[Entries with chart source code]
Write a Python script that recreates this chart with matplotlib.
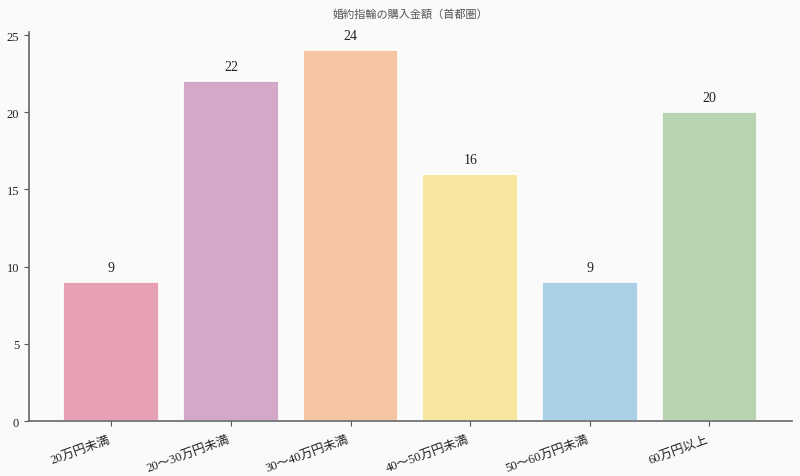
import matplotlib
matplotlib.use('Agg')
import matplotlib.pyplot as plt

plt.rcParams['font.family'] = ['Liberation Serif', 'Noto Sans CJK JP', 'DejaVu Sans']

categories = ['20万円未満', '20〜30万円未満', '30〜40万円未満', '40〜50万円未満', '50〜60万円未満', '60万円以上']
values = [9, 22, 24, 16, 9, 20]
colors = ['#e8a0b4', '#d4a8c8', '#f5c4a2', '#f7e6a0', '#a9d0e7', '#b9d4b1']

fig = plt.figure(figsize=(8, 4.77), dpi=100, facecolor='#fafafa')
ax = fig.add_axes([0.036, 0.115, 0.954, 0.816])
ax.set_facecolor('#fafafa')

x = list(range(len(categories)))
bars = ax.bar(x, values, width=0.8, color=colors, edgecolor='white', linewidth=1.2)
for b, v in zip(bars, values):
    ax.annotate(str(v), (b.get_x() + b.get_width() / 2, v), xytext=(0, 6),
                textcoords='offset points', ha='center', va='bottom', fontsize=10, color='#222')

ax.set_ylim(0, 25.2)
ax.set_xticks(x)
ax.set_xticklabels(categories, rotation=20, ha='right', fontsize=9, color='#222')
ax.tick_params(axis='y', labelsize=9, labelcolor='#222', color='#555')
ax.tick_params(axis='x', color='#555', pad=5)
for s in ['top', 'right']:
    ax.spines[s].set_visible(False)
for s in ['left', 'bottom']:
    ax.spines[s].set_color('#666')
    ax.spines[s].set_linewidth(1.2)

fig.text(0.513, 0.97, '婚約指輪の購入金額（首都圏）', ha='center', va='center', fontsize=8, color='#555')

fig.savefig('out.png', dpi=100, facecolor=fig.get_facecolor())
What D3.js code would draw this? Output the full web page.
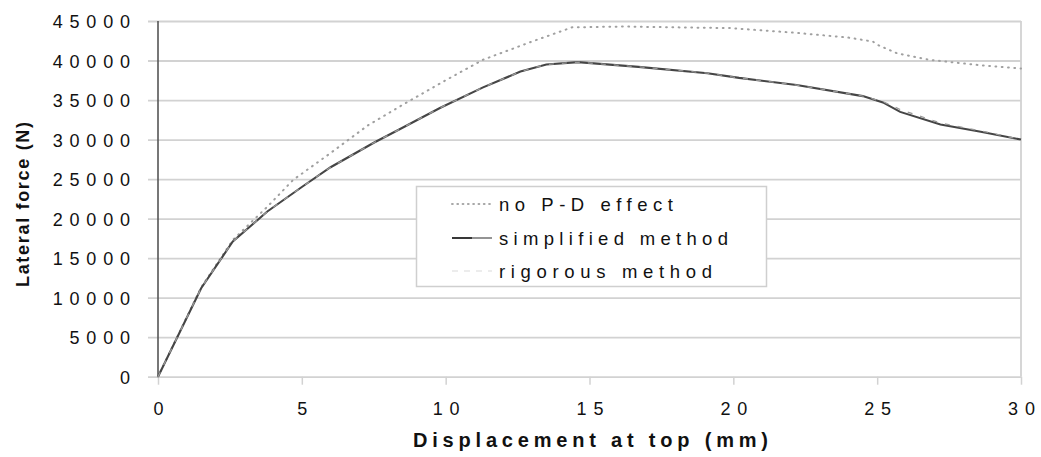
<!DOCTYPE html>
<html>
<head>
<meta charset="utf-8">
<script src="https://cdn.jsdelivr.net/npm/d3@7"></script>
<style>
  html, body { margin: 0; padding: 0; background: #fff; }
  svg { display: block; }
  text { font-family: "Liberation Sans", Arial, sans-serif; fill: #111; }
</style>
</head>
<body>
<svg id="chart" width="1041" height="457"></svg>
<script>
// ---- data ----
const xTicks = [0, 5, 10, 15, 20, 25, 30];
const yTicks = [0, 5000, 10000, 15000, 20000, 25000, 30000, 35000, 40000, 45000];

const noPDx = [0, 1.5, 2.6, 3.8, 4.7, 6.0, 7.3, 8.6, 10.0, 11.3, 13.0, 14.4, 16.2, 18.0, 19.9, 22.2, 24.0, 24.85, 25.0, 25.7, 26.8, 28.6, 30];
const noPDy = [0, 11300, 17300, 21500, 24900, 28300, 31800, 34600, 37500, 40100, 42400, 44200, 44300, 44200, 44100, 43500, 42900, 42400, 42000, 40900, 40100, 39400, 39000];

const simpX = [0, 1.5, 2.6, 3.8, 5.0, 6.0, 7.5, 8.4, 9.8, 11.3, 12.6, 13.5, 14.6, 16.7, 19.1, 20.2, 22.2, 24.5, 25.2, 25.8, 27.2, 28.6, 30];
const simpY = [0, 11200, 17100, 20900, 24000, 26500, 29600, 31300, 34000, 36600, 38600, 39500, 39800, 39200, 38400, 37800, 36900, 35500, 34700, 33500, 31900, 31000, 30000];

const rigX = [0, 1.5, 2.6, 3.8, 5.0, 6.0, 7.5, 8.4, 9.8, 11.3, 12.6, 13.5, 14.6, 16.7, 19.1, 20.2, 22.2, 24.5, 25.2, 25.8, 27.2, 28.6, 30];
const rigY = [0, 11200, 17100, 20900, 24000, 26500, 29600, 31300, 34000, 36600, 38600, 39500, 39800, 39200, 38400, 37800, 36900, 35500, 34800, 33800, 32100, 31100, 30000];

const seriesNames = ["no P-D effect", "simplified method", "rigorous method"];
const xTitle = "Displacement at top (mm)";
const yTitle = "Lateral force (N)";

// ---- layout ----
const svg = d3.select("#chart");
const x = d3.scaleLinear().domain([0, 30]).range([158, 1021]);
const y = d3.scaleLinear().domain([0, 45000]).range([376.7, 21]);

const gridColor = "#d2d2d2";

// gridlines + y tick labels
const yAxis = d3.axisLeft(y).tickValues(yTicks).tickSize(-(x.range()[1] - 148)).tickFormat(d3.format("d"));
const gy = svg.append("g").attr("transform", "translate(148,0)").call(yAxis);
gy.select(".domain").remove();
gy.selectAll(".tick line").attr("stroke", gridColor).attr("stroke-width", 1.8);
const tickLS = 6.8;
gy.selectAll(".tick text")
  .attr("font-size", 18)
  .style("letter-spacing", tickLS + "px")
  .attr("text-anchor", "end")
  .attr("x", -18 + tickLS)
  .attr("dy", "0.36em")
  .attr("fill", "#111");

// x ticks + labels
const xAxis = d3.axisBottom(x).tickValues(xTicks).tickSize(8).tickFormat(d3.format("d"));
const gx = svg.append("g").attr("transform", `translate(0,${y(0)})`).call(xAxis);
gx.select(".domain").remove();
gx.selectAll(".tick line").attr("stroke", gridColor).attr("stroke-width", 1.5);
gx.selectAll(".tick text")
  .attr("font-size", 18)
  .style("letter-spacing", tickLS + "px")
  .attr("text-anchor", "middle")
  .attr("dx", tickLS / 2)
  .attr("y", 38.5)
  .attr("dy", 0)
  .attr("fill", "#111");

// right border
svg.append("line")
  .attr("x1", x(30)).attr("x2", x(30))
  .attr("y1", y(45000)).attr("y2", y(0))
  .attr("stroke", gridColor).attr("stroke-width", 1.8);

// y axis line
svg.append("line")
  .attr("x1", x(0)).attr("x2", x(0))
  .attr("y1", y(45000)).attr("y2", y(0))
  .attr("stroke", "#555").attr("stroke-width", 1.6);

// legend box
const legend = svg.append("g");
legend.append("rect")
  .attr("x", 416.5).attr("y", 186.5).attr("width", 350).attr("height", 100)
  .attr("fill", "#fff").attr("stroke", "#cfcfcf").attr("stroke-width", 1.5);

// lines
const line = d3.line().x(d => x(d[0])).y(d => y(d[1]));
const zip = (a, b) => a.map((v, i) => [v, b[i]]);

svg.append("path").datum(zip(noPDx, noPDy))
  .attr("d", line).attr("fill", "none")
  .attr("stroke", "#a0a0a0").attr("stroke-width", 2)
  .attr("stroke-dasharray", "0.8,5.5").attr("stroke-linecap", "round");

svg.append("path").datum(zip(simpX, simpY))
  .attr("d", line).attr("fill", "none")
  .attr("stroke", "#454545").attr("stroke-width", 2.1);

svg.append("path").datum(zip(rigX, rigY))
  .attr("d", line).attr("fill", "none")
  .attr("stroke", "#999").attr("stroke-width", 1.3)
  .attr("stroke-dasharray", "5,8");

// legend entries
const legY = [204, 238, 271];
const legTargets = [174, 229, 213];
legend.append("line").attr("x1", 452).attr("x2", 492).attr("y1", legY[0]).attr("y2", legY[0])
  .attr("stroke", "#a8a8a8").attr("stroke-width", 2).attr("stroke-dasharray", "0.8,4.5").attr("stroke-linecap", "round");
legend.append("line").attr("x1", 452).attr("x2", 472).attr("y1", legY[1]).attr("y2", legY[1])
  .attr("stroke", "#222").attr("stroke-width", 1.8);
legend.append("line").attr("x1", 472).attr("x2", 492).attr("y1", legY[1]).attr("y2", legY[1])
  .attr("stroke", "#888").attr("stroke-width", 1.8);
legend.append("line").attr("x1", 452).attr("x2", 492).attr("y1", legY[2]).attr("y2", legY[2])
  .attr("stroke", "#ececec").attr("stroke-width", 1.8).attr("stroke-dasharray", "6,6");

function fitSpacing(node, target) {
  node.style.letterSpacing = "0px";
  const n = node.textContent.length;
  const w = node.getComputedTextLength();
  const ls = (target - w) / (n - 1);
  node.style.letterSpacing = ls + "px";
  return ls;
}

seriesNames.forEach((name, i) => {
  const t = legend.append("text")
    .attr("x", 499).attr("y", legY[i] + 7)
    .attr("font-size", 18.5)
    .text(name);
  fitSpacing(t.node(), legTargets[i]);
});

// axis titles
const xt = svg.append("text")
  .attr("x", 413).attr("y", 447)
  .attr("font-size", 20).attr("font-weight", "bold")
  .text(xTitle);
fitSpacing(xt.node(), 355);

const yt = svg.append("text")
  .attr("transform", "translate(29,287) rotate(-90)")
  .attr("x", 0).attr("y", 0)
  .attr("font-size", 18).attr("font-weight", "bold")
  .text(yTitle);
fitSpacing(yt.node(), 165);
</script>
</body>
</html>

* Problem statement *
Isolate the lines that hold the word "matplotlib" and copy all of them.

* Result *
Write a Python script that recreates this chart with matplotlib.
import matplotlib
matplotlib.use('Agg')
import matplotlib.pyplot as plt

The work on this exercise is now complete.